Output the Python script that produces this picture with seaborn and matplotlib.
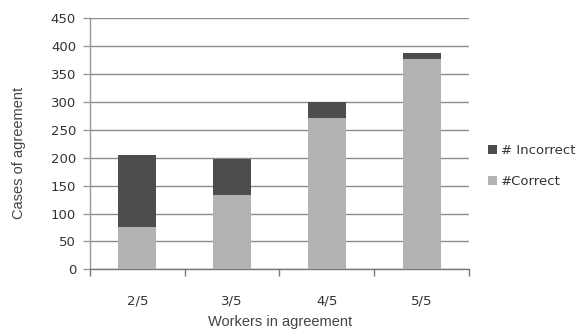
import matplotlib
matplotlib.use("Agg")
import matplotlib.pyplot as plt
import seaborn as sns
import pandas as pd
from matplotlib.patches import Patch

categories = ["2/5", "3/5", "4/5", "5/5"]
correct = [75, 133, 272, 377]
incorrect = [130, 64, 28, 10]
yticks = [0, 50, 100, 150, 200, 250, 300, 350, 400, 450]

df = pd.DataFrame({"workers": categories, "correct": correct, "incorrect": incorrect})
df["total"] = df["correct"] + df["incorrect"]

sns.set_theme(style="white")
plt.rcParams["font.family"] = ["DejaVu Sans"]

dark = "#4d4d4d"
light = "#b2b2b2"

fig = plt.figure(figsize=(5.78, 3.29), dpi=100)
ax = fig.add_axes([0.1557, 0.1815, 0.8114 - 0.1557, 0.9444 - 0.1815])

sns.barplot(data=df, x="workers", y="total", color=dark, width=0.4, saturation=1,
            ax=ax, zorder=3, linewidth=0)
sns.barplot(data=df, x="workers", y="correct", color=light, width=0.4, saturation=1,
            ax=ax, zorder=3, linewidth=0)

ax.set_ylim(0, 450)
ax.set_xlim(-0.5, 3.5)
ax.set_yticks(yticks)
ax.yaxis.grid(True, color="#8c8c8c", linewidth=1, zorder=0)
ax.set_axisbelow(True)
for s in ["top", "right"]:
    ax.spines[s].set_visible(False)
ax.spines["left"].set_color("#999999")
ax.spines["bottom"].set_color("#777777")
ax.spines["left"].set_linewidth(1)
ax.spines["bottom"].set_linewidth(1)

ax.tick_params(axis="y", which="major", left=True, length=5, width=1, color="#999999",
               labelsize=9.5, labelcolor="#333333", pad=5)
ax.set_xticks([0, 1, 2, 3])
ax.set_xticklabels(categories)
ax.tick_params(axis="x", which="major", bottom=False, labelsize=9.5, labelcolor="#333333", pad=12)
ax.set_xticks([-0.5, 0.5, 1.5, 2.5, 3.5], minor=True)
ax.tick_params(axis="x", which="minor", bottom=True, length=5, width=1, color="#777777")

ax.set_xlabel("Workers in agreement", family="Liberation Sans", fontsize=10.5,
              color="#444444")
ax.set_ylabel("Cases of agreement", family="Liberation Sans", fontsize=10.5,
              color="#444444")
ax.xaxis.set_label_coords(0.501, -0.21)
ax.yaxis.set_label_coords(-0.187, 0.463)
ax.xaxis.label.set_verticalalignment("center")
ax.yaxis.label.set_verticalalignment("center")

handles = [Patch(facecolor=dark, edgecolor="none"), Patch(facecolor=light, edgecolor="none")]
fig.legend(handles, ["# Incorrect", "#Correct"], loc="upper left",
           bbox_to_anchor=(0.823, 0.598), frameon=False, fontsize=9.5,
           handlelength=0.7, handleheight=0.7, handletextpad=0.35,
           labelspacing=1.35, labelcolor="#333333")

fig.savefig("out.png", dpi=100)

____

Without the pictures, retype the whole of the material above exactly.

## Finished task
Output the Python script that produces this picture with seaborn and matplotlib.
import matplotlib
matplotlib.use("Agg")
import matplotlib.pyplot as plt
import seaborn as sns
import pandas as pd
from matplotlib.patches import Patch

categories = ["2/5", "3/5", "4/5", "5/5"]
correct = [75, 133, 272, 377]
incorrect = [130, 64, 28, 10]
yticks = [0, 50, 100, 150, 200, 250, 300, 350, 400, 450]

df = pd.DataFrame({"workers": categories, "correct": correct, "incorrect": incorrect})
df["total"] = df["correct"] + df["incorrect"]

sns.set_theme(style="white")
plt.rcParams["font.family"] = ["DejaVu Sans"]

dark = "#4d4d4d"
light = "#b2b2b2"

fig = plt.figure(figsize=(5.78, 3.29), dpi=100)
ax = fig.add_axes([0.1557, 0.1815, 0.8114 - 0.1557, 0.9444 - 0.1815])

sns.barplot(data=df, x="workers", y="total", color=dark, width=0.4, saturation=1,
            ax=ax, zorder=3, linewidth=0)
sns.barplot(data=df, x="workers", y="correct", color=light, width=0.4, saturation=1,
            ax=ax, zorder=3, linewidth=0)

ax.set_ylim(0, 450)
ax.set_xlim(-0.5, 3.5)
ax.set_yticks(yticks)
ax.yaxis.grid(True, color="#8c8c8c", linewidth=1, zorder=0)
ax.set_axisbelow(True)
for s in ["top", "right"]:
    ax.spines[s].set_visible(False)
ax.spines["left"].set_color("#999999")
ax.spines["bottom"].set_color("#777777")
ax.spines["left"].set_linewidth(1)
ax.spines["bottom"].set_linewidth(1)

ax.tick_params(axis="y", which="major", left=True, length=5, width=1, color="#999999",
               labelsize=9.5, labelcolor="#333333", pad=5)
ax.set_xticks([0, 1, 2, 3])
ax.set_xticklabels(categories)
ax.tick_params(axis="x", which="major", bottom=False, labelsize=9.5, labelcolor="#333333", pad=12)
ax.set_xticks([-0.5, 0.5, 1.5, 2.5, 3.5], minor=True)
ax.tick_params(axis="x", which="minor", bottom=True, length=5, width=1, color="#777777")

ax.set_xlabel("Workers in agreement", family="Liberation Sans", fontsize=10.5,
              color="#444444")
ax.set_ylabel("Cases of agreement", family="Liberation Sans", fontsize=10.5,
              color="#444444")
ax.xaxis.set_label_coords(0.501, -0.21)
ax.yaxis.set_label_coords(-0.187, 0.463)
ax.xaxis.label.set_verticalalignment("center")
ax.yaxis.label.set_verticalalignment("center")

handles = [Patch(facecolor=dark, edgecolor="none"), Patch(facecolor=light, edgecolor="none")]
fig.legend(handles, ["# Incorrect", "#Correct"], loc="upper left",
           bbox_to_anchor=(0.823, 0.598), frameon=False, fontsize=9.5,
           handlelength=0.7, handleheight=0.7, handletextpad=0.35,
           labelspacing=1.35, labelcolor="#333333")

fig.savefig("out.png", dpi=100)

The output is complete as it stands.